Contornando o essencial
“O capitalismo do século XX está falhando em atender a sociedade do século XXI. Perdemos a bússola moral”. A frase da economista Sharan Burrow, secretária-gera da ITUC, sigla em inglês que representa a Confederação Sindical Internacional, poderia ser mais significativa com uma pequena alteração: “A democracia liberal do século XX está falhando em atender a sociedade do século XXI. Perdemos a bússola moral”.
Sharan Burrow, cuja entidade fala em nome de 175 milhões de trabalhadores afiliados a sindicatos em 151 países, fez a declaração durante a abertura do Forum Econômico Mundial, em Davos, na Suiça, que merece cobertura apenas parcial da imprensa brasileira.
Parte da mídia nacional, entre elas o Estadão e a edição online da revista Veja, destacam sua frase nesta quinta-feira, dia 26, mas apenas a imprensa internacional deu o espaço devido à sua reflexão.
Ao lembrar que a crise econômica mundial tirou o emprego de 200 milhões de pessoas em todo o mundo e que 45 milhões de jovens ingressam anualmente no mercado de trabalho e não encontram oportunidades, Burrow propôs uma atualização dos debates sobre o capitalismo sob o ponto de vista moral.
Essa é uma discussão em falta na imprensa. Mesmo quando antigos defensores do liberalismo econômico radical se propõem a rever seus conceitos, como fez recentemente o cientista político americano Francis Fukuyama, os jornais fazem o registro burocraticamente e deixam o assunto de lado.
A declaração da dirigente sindical poderia ser estendida para uma reflexão a respeito da democracia liberal, associada por Fukuyama ao triunfo do capitalismo sobre outras formas de organização da economia.
A grande repercussão do livro que transformou Fukuyama em celebridade instantânea em 1992 – “O fim da História e o último homem” – não encontra correspondente, duas décadas depois, nos recentes debates sobre a incapacidade do sistema econômico liberal de responder às demandas e desafios da sociedade contemporânea.

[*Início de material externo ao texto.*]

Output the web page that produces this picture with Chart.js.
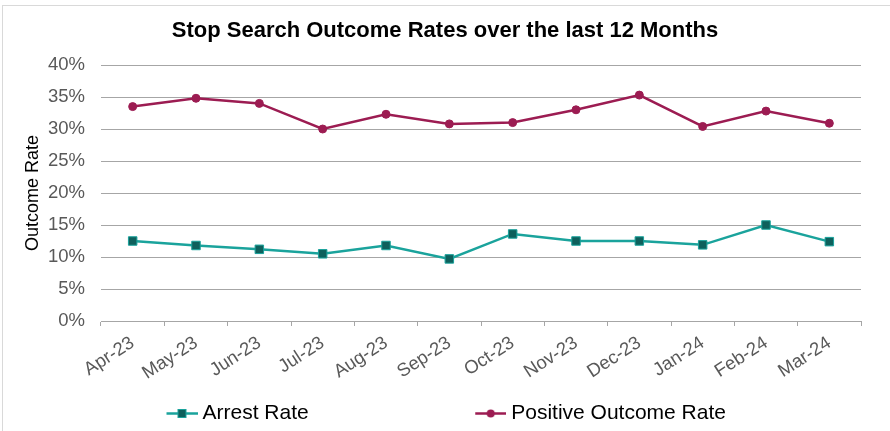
<!DOCTYPE html>
<html>
<head>
<meta charset="utf-8">
<script src="https://cdn.jsdelivr.net/npm/chart.js@4.4.1/dist/chart.umd.min.js"></script>
<style>
  html, body { margin: 0; padding: 0; background: #ffffff; overflow: hidden; }
  #wrap { position: relative; width: 890px; height: 431px; }
  #frame { position: absolute; left: 2px; top: 5px; width: 900px; height: 440px; border: 1px solid #d9d9d9; box-sizing: border-box; }
  canvas { position: absolute; left: 0; top: 0; }
</style>
</head>
<body>
<div id="wrap">
  <div id="frame"></div>
  <canvas id="c" width="890" height="431"></canvas>
</div>
<script>
// ---- data ----
const months = ['Apr-23','May-23','Jun-23','Jul-23','Aug-23','Sep-23','Oct-23','Nov-23','Dec-23','Jan-24','Feb-24','Mar-24'];
const arrestRate = [12.5, 11.8, 11.2, 10.5, 11.8, 9.7, 13.6, 12.5, 12.5, 11.9, 15.0, 12.4];
const positiveOutcomeRate = [33.5, 34.8, 34.0, 30.0, 32.3, 30.8, 31.0, 33.0, 35.3, 30.4, 32.8, 30.9];
const seriesNames = ['Arrest Rate', 'Positive Outcome Rate'];
const chartTitle = 'Stop Search Outcome Rates over the last 12 Months';
const yAxisTitle = 'Outcome Rate';

// ---- styles ----
const TEAL = '#1aa39c';
const TEAL_DARK = '#0e605c';
const MAROON = '#9c1c52';
const GRID = '#a6a6a6';
const TICK_TXT = '#595959';
const FONT = "'Liberation Sans', Arial, sans-serif";

// legend markers (line + point) as images
const LEG_BOX = 184;
function legendImage(kind) {
  const c = document.createElement('canvas');
  c.width = LEG_BOX + 11; c.height = 21;
  const g = c.getContext('2d');
  const x0 = c.width - 31, x1 = c.width, ym = 10.5;
  g.lineWidth = 2.5;
  if (kind === 'rect') {
    g.strokeStyle = TEAL;
    g.beginPath(); g.moveTo(x0, ym); g.lineTo(x1, ym); g.stroke();
    g.fillStyle = TEAL_DARK; g.fillRect(x0 + 11.5, ym - 4, 8, 8);
    g.lineWidth = 1; g.strokeStyle = TEAL; g.strokeRect(x0 + 11.5, ym - 4, 8, 8);
  } else {
    g.strokeStyle = MAROON;
    g.beginPath(); g.moveTo(x0, ym); g.lineTo(x1, ym); g.stroke();
    g.fillStyle = MAROON; g.beginPath(); g.arc(x0 + 15.5, ym, 4, 0, Math.PI * 2); g.fill();
  }
  return c;
}
const legendImgs = [legendImage('rect'), legendImage('circle')];

new Chart(document.getElementById('c'), {
  type: 'line',
  data: {
    labels: months,
    datasets: [
      {
        label: seriesNames[0],
        data: arrestRate,
        borderColor: TEAL,
        borderWidth: 2.5,
        backgroundColor: TEAL_DARK,
        pointStyle: 'rect',
        pointRadius: 6,
        pointBackgroundColor: TEAL_DARK,
        pointBorderColor: TEAL,
        pointBorderWidth: 1,
        tension: 0
      },
      {
        label: seriesNames[1],
        data: positiveOutcomeRate,
        borderColor: MAROON,
        borderWidth: 2.5,
        backgroundColor: MAROON,
        pointStyle: 'circle',
        pointRadius: 4,
        pointBackgroundColor: MAROON,
        pointBorderColor: MAROON,
        pointBorderWidth: 1,
        tension: 0
      }
    ]
  },
  options: {
    responsive: false,
    animation: false,
    devicePixelRatio: 1,
    layout: { padding: { left: 0, right: 0, top: 0, bottom: -3 } },
    plugins: {
      tooltip: { enabled: false },
      title: {
        display: true,
        text: chartTitle,
        color: '#000000',
        font: { family: FONT, size: 22, weight: 'bold', lineHeight: 1.2 },
        padding: { top: 17.8, bottom: 20.8 }
      },
      legend: {
        display: true,
        position: 'bottom',
        align: 'start',
        labels: {
          usePointStyle: true,
          pointStyleWidth: LEG_BOX,
          padding: 8,
          color: '#000000',
          font: { family: FONT, size: 21 },
          generateLabels: (chart) => chart.data.datasets.map((ds, i) => ({
            text: ds.label,
            pointStyle: legendImgs[i],
            fillStyle: ds.borderColor,
            strokeStyle: ds.borderColor,
            lineWidth: 0,
            fontColor: '#000000',
            hidden: false,
            datasetIndex: i
          }))
        }
      }
    },
    scales: {
      x: {
        offset: true,
        grid: { offset: true, drawOnChartArea: false, drawTicks: true, tickLength: 5, color: GRID, lineWidth: 1 },
        border: { display: true, color: GRID, width: 1 },
        ticks: {
          autoSkip: false,
          maxRotation: 33, minRotation: 33,
          color: TICK_TXT,
          padding: 6,
          font: { family: FONT, size: 18.5 }
        },
        afterFit: (s) => { s.height = 74; }
      },
      y: {
        min: 0, max: 40,
        grid: { drawTicks: false, color: GRID, lineWidth: 1 },
        border: { display: false },
        ticks: {
          stepSize: 5,
          color: TICK_TXT,
          padding: 16,
          font: { family: FONT, size: 18.5 },
          callback: (v) => v + '%'
        },
        title: {
          display: true,
          text: yAxisTitle,
          color: '#000000',
          font: { family: FONT, size: 18, lineHeight: 1.2 },
          padding: { top: 22, bottom: 0 }
        },
        afterFit: (s) => { s.width = 101; }
      },
      yRightSpace: {
        position: 'right',
        display: true,
        grid: { display: false, drawOnChartArea: false },
        border: { display: false },
        ticks: { display: false },
        afterFit: (s) => { s.width = 29; }
      }
    }
  }
});
</script>
</body>
</html>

Uma ampliação desse debate através da imprensa ajudaria os brasileiros – principalmente aqueles mais educados e influentes – a entender como o recente desenvolvimento do Brasil tem a ver com o fato de o governo Lula da Silva ter enveredado por um caminho oposto ao que indicava o falso consenso que Fukuyama interpretava.
Democracia e moral
Nada a estranhar quanto ao fato de a imprensa brasileira se omitir diante de questões que colocam em xeque suas convicções ideológicas.
Relendo o artigo original que deu origem ao livro de Francis Fukuyama, ressalta-se um detalhe que foi atropelado no noticiário que se produziu posteriormente em torno do seu livro famoso.
O texto inicialmente publicado por Fukuyama na revista americana National Interest em meados de 1989 tinha o seguinte título: “O fim da História?” – assim, com ponto de interrogação no final – e continha uma especulação na qual ele questionava se a decadência do império soviético representaria o fim do conflito ideológico entre capitalismo e comunismo como motor da História.
O ponto de interrogação desapareceu nas citações posteriores e, quando o cientista político americano, animado com a expansão do capitalismo após a queda do regime soviético, se sentiu mais seguro em suas especulações, alguns analistas apressados chegaram a compará-lo a Karl Marx.
Mas a obra de Fukuyama não resistiu ao teste da História. Em menos de duas décadas, o regime de liberdade plena para o capital financeiro produziu a maior crise econômica de que se tem notícia desde o advento do capitalismo.
Enquanto isso, economias emergentes que não seguiram a cartilha do consenso liberal de Washington se transformam no último refúgio do capital internacional.
Quando afirmou que o fim da Guerra Fria poderia estar sinalizando também o fim da evolução ideológica da humanidade e “a universalização da democracia liberal ocidental como a forma final do governo humano”, Fukuyama estava atando o sistema econômico ao regime político.
Ao questionar a validade moral do capitalismo do século XX na sociedade mais complexa, globalizada, hipermediada e diversificada do século XXI, a dirigente sindical Sharan Burrow abre uma oportunidade para o debate sobre a evidente incapacidade da democracia liberal de representar os interesses dessa mesma sociedade.
No Brasil, como em outros países, a apropriação do Estado por grupos de interesse econômico disfarçados de partidos políticos, a instrumentalização de instituições fundamentais como a Justiça em favor de meia dúzia de privilegiados, o abuso da força policial na ocultação de problemas sociais – tudo isso é parte da questão que ela levanta.
Mas a imprensa brasileira não parece alcançar essa dimensão da realidade.